A tout cela s’ajoute deux documents produits en 2017, année de la restauration du film, à commencer par la longue rencontre avec le metteur en scène. Quelques interventions des jeunes acteurs du film viennent illustrer certains passages, mais c’est bien Maurice Delbez qui est à l’honneur ici, retraçant sa découverte du cinéma, ses débuts dans le métier, sa première réussite et ses échecs jusqu’à Rue des cascades qu’il considère comme le film de sa vie.
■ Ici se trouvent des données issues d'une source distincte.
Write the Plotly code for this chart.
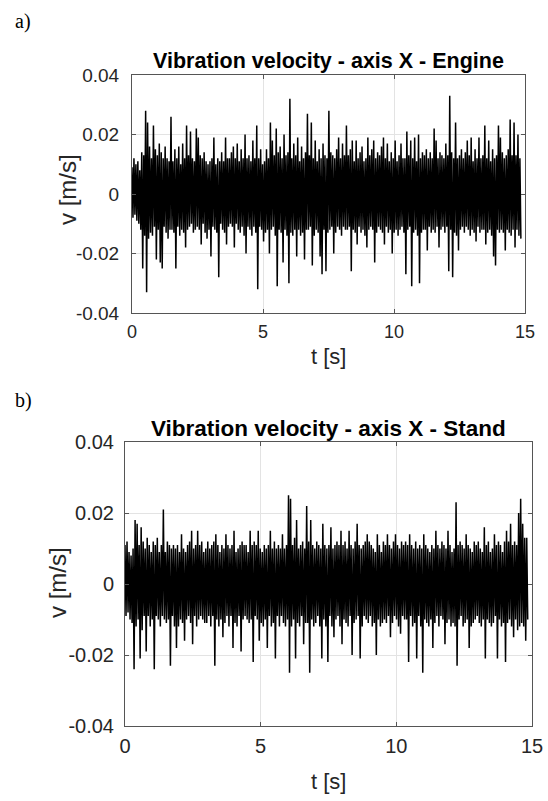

Il y est alors autant question de souvenirs chaleureux du tournage que d’un retour sur l’abandon de l’un des producteurs et le refus des distributeurs de sortir le film à cause de son sujet, avant que la Columbia ne le diffuse en express pour des questions de quotas. Suit un autre petit moment plein d’émotion avec les retrouvailles surprises du réalisateur et de certains de ses jeunes acteurs dans un café parisiens, occasion de nombreux échanges et de tendres souvenirs.
Liste des bonus
La séance complète avec actualités Pathé, réclames publicitaires et bandes-annonces d’époque, un livret reproduisant des documents d’époque (24 pages), 10 reproductions de photos d’exploitations (14,5 x 11,5 cm), la reproduction de l’affiche d’époque (29 x 23 cm), Retour sur « Rue des cascades » (8’), Entretiens avec Maurice Delbez (42’).